Stockholm - The main blue-collar union at Swedish heavy- vehicle maker Scania has approved a plan to introduce a four-day working week to cut costs but to avoid layoffs, tallies said Wednesday. The proposal was backed by 60 per cent of the union's some 2,500 members at Scania's main Swedish production plant in Sodertalje, south of Stockholm, IF Metall said.
IF Metall that comprises the Swedish Industrial Workers' and the Swedish Metal Workers' Union was to meet with management to hammer out details this week.
Local union leaders earlier questioned the move to cut salaries and proposed - to no avail - at last week's shareholders' meeting that a planned dividend to shareholders should be lowered instead.
The white-collar union at Scania earlier supported the shorter working week.
Scania chief executive Leif Ostling was also to see a 10 per cent salary cut for the coming two quarters.
Last month Scania reported that almost all its pre-tax profits vanished in first-quarter 2009 due to lower deliveries and shrinking demand.

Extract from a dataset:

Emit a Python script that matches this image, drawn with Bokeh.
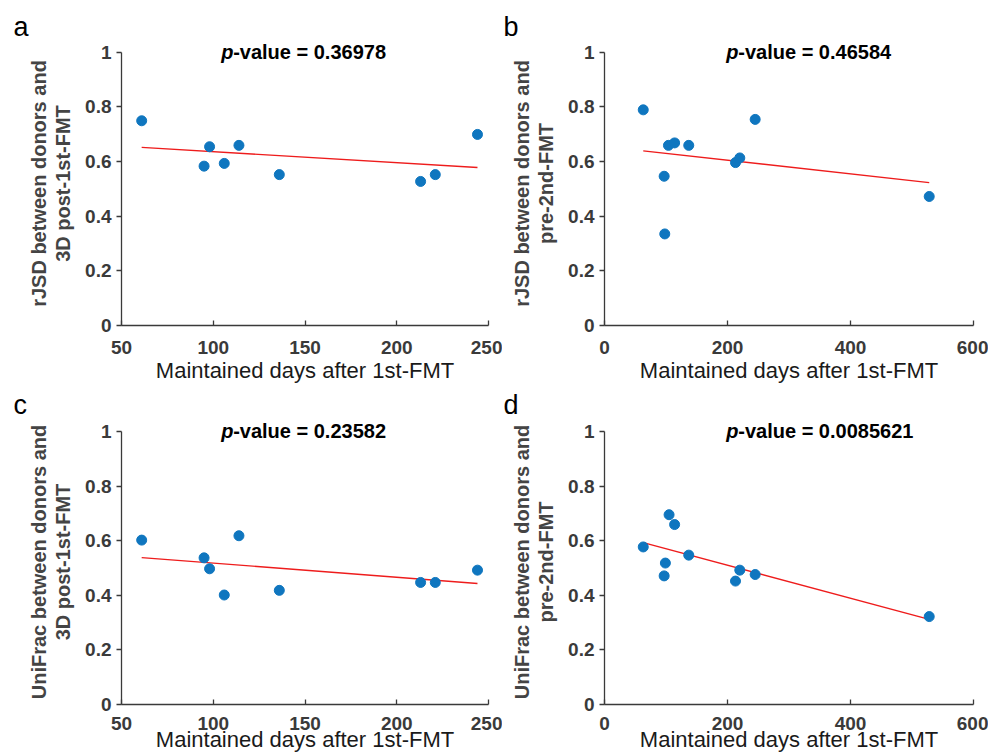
import numpy as np
from bokeh.plotting import figure
from bokeh.layouts import gridplot
from bokeh.models import Range1d, FixedTicker, Label, Title, CustomJSTickFormatter
from bokeh.embed import file_html
from bokeh.resources import INLINE

# ---- data ----
days_a = [61, 95, 98, 106, 114, 136, 213, 221, 244]
rjsd_post1 = [0.749, 0.583, 0.654, 0.593, 0.659, 0.552, 0.527, 0.552, 0.699]
unifrac_post1 = [0.602, 0.537, 0.497, 0.401, 0.618, 0.418, 0.447, 0.447, 0.492]

days_b = [63, 97, 98, 104, 114, 137, 213, 220, 245, 528]
rjsd_pre2 = [0.789, 0.546, 0.335, 0.659, 0.668, 0.659, 0.596, 0.613, 0.754, 0.472]
days_d = [63, 97, 99, 105, 114, 137, 213, 220, 245, 528]
unifrac_pre2 = [0.577, 0.471, 0.518, 0.695, 0.659, 0.547, 0.452, 0.492, 0.476, 0.322]

pvalues = ["0.36978", "0.46584", "0.23582", "0.0085621"]
panel_letters = ["a", "b", "c", "d"]
ylabels = ["rJSD between donors and\n3D post-1st-FMT",
           "rJSD between donors and\npre-2nd-FMT",
           "UniFrac between donors and\n3D post-1st-FMT",
           "UniFrac between donors and\npre-2nd-FMT"]
xlabel = "Maintained days after 1st-FMT"
y_ticks = [0, 0.2, 0.4, 0.6, 0.8, 1]
x_ticks_short = [50, 100, 150, 200, 250]
x_ticks_long = [0, 200, 400, 600]

FONT = "Liberation Sans"
DOT = "#0f76bf"
AXC = "#3a3a3a"


def make_panel(xs, ys, xr, xticks, ylab, letter, pval, title_x, w, h,
               bl, br, bt, bb, ytop, letter_off, tl_standoff, xl_standoff):
    p = figure(width=w, height=h, output_backend="svg", toolbar_location=None,
               x_range=Range1d(*xr), y_range=Range1d(0, ytop),
               min_border_left=bl, min_border_right=br,
               min_border_top=bt, min_border_bottom=bb)
    p.outline_line_color = None
    p.grid.visible = False
    p.background_fill_color = "white"
    p.border_fill_color = "white"

    fmt = CustomJSTickFormatter(code="return tick.toString();")
    for ax in (p.xaxis[0], p.yaxis[0]):
        ax.axis_line_color = AXC
        ax.axis_line_width = 1.3
        ax.major_tick_line_color = AXC
        ax.major_tick_line_width = 1.3
        ax.minor_tick_line_color = None
        ax.major_label_text_font = FONT
        ax.major_label_text_font_style = "bold"
        ax.major_label_text_font_size = "19px"
        ax.major_label_text_color = AXC
        ax.formatter = fmt
    p.xaxis.ticker = FixedTicker(ticks=xticks)
    p.yaxis.ticker = FixedTicker(ticks=y_ticks)
    p.yaxis.bounds = (0, 1)
    p.xaxis.major_tick_in = 5
    p.xaxis.major_tick_out = 0
    p.yaxis.major_tick_in = 0
    p.yaxis.major_tick_out = 5
    p.xaxis.major_label_standoff = tl_standoff
    p.yaxis.major_label_standoff = 5

    p.xaxis.axis_label = xlabel
    p.xaxis.axis_label_text_font = FONT
    p.xaxis.axis_label_text_font_style = "normal"
    p.xaxis.axis_label_text_font_size = "22px"
    p.xaxis.axis_label_text_color = "#1a1a1a"
    p.xaxis.axis_label_standoff = xl_standoff

    p.yaxis.axis_label = ylab
    p.yaxis.axis_label_text_font = FONT
    p.yaxis.axis_label_text_font_style = "bold"
    p.yaxis.axis_label_text_font_size = "20px"
    p.yaxis.axis_label_text_line_height = 1.1
    p.yaxis.axis_label_text_color = "#444444"
    p.yaxis.axis_label_standoff = 8

    # least-squares regression line
    k, b0 = np.polyfit(np.array(xs, float), np.array(ys, float), 1)
    lx = [min(xs), max(xs)]
    p.line(lx, [k * v + b0 for v in lx], line_color="#ee1c1c", line_width=1.4)
    p.scatter(xs, ys, size=10, fill_color=DOT, line_color=DOT)

    p.add_layout(Label(x=title_x, y=1, text="p", text_font=FONT,
                       text_font_style="bold italic", text_font_size="20px",
                       text_color="black", text_align="left",
                       text_baseline="middle"))
    p.add_layout(Label(x=title_x, y=1, x_offset=12, text="-value = " + pval,
                       text_font=FONT, text_font_style="bold",
                       text_font_size="20px", text_color="black",
                       text_align="left", text_baseline="middle"))
    p.add_layout(Title(text=letter, align="left", offset=letter_off,
                       text_font=FONT, text_font_style="normal",
                       text_font_size="27px", text_color="black",
                       standoff=0), "above")
    return p


pa = make_panel(days_a, rjsd_post1, (50, 250), x_ticks_short, ylabels[0],
                panel_letters[0], pvalues[0], 104.3, 502, 385, 121, 14, 41, 60,
                1.039, -108, 15, 1)
pb = make_panel(days_b, rjsd_pre2, (0, 600), x_ticks_long, ylabels[1],
                panel_letters[1], pvalues[1], 198, 486, 385, 102, 15, 41, 60,
                1.039, -101, 15, 1)
pc = make_panel(days_a, unifrac_post1, (50, 250), x_ticks_short, ylabels[2],
                panel_letters[2], pvalues[2], 104.3, 502, 369, 121, 14, 34, 49,
                1.0437, -108, 12, -6)
pd = make_panel(days_d, unifrac_pre2, (0, 600), x_ticks_long, ylabels[3],
                panel_letters[3], pvalues[3], 198, 486, 369, 102, 15, 34, 49,
                1.0437, -101, 12, -6)

grid = gridplot([[pa, pb], [pc, pd]], toolbar_location=None)
open("out.html", "w").write(file_html(grid, INLINE))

Scania has trimmed its production workforce to about 10,000 employees, and most work daytime shifts. The group is also to continue its staff training programmes.
Ostling has said that shorter work weeks were preferable to shedding staff, citing previous experience that showed that when markets and production pick up it was very costly to rehire workers who had been laid off earlier.
Another Swedish vehicle maker, Volvo Cars, which is owned by US group Ford, in March agreed on a cost-saving package with local unions to postpone salary revisions for 2009.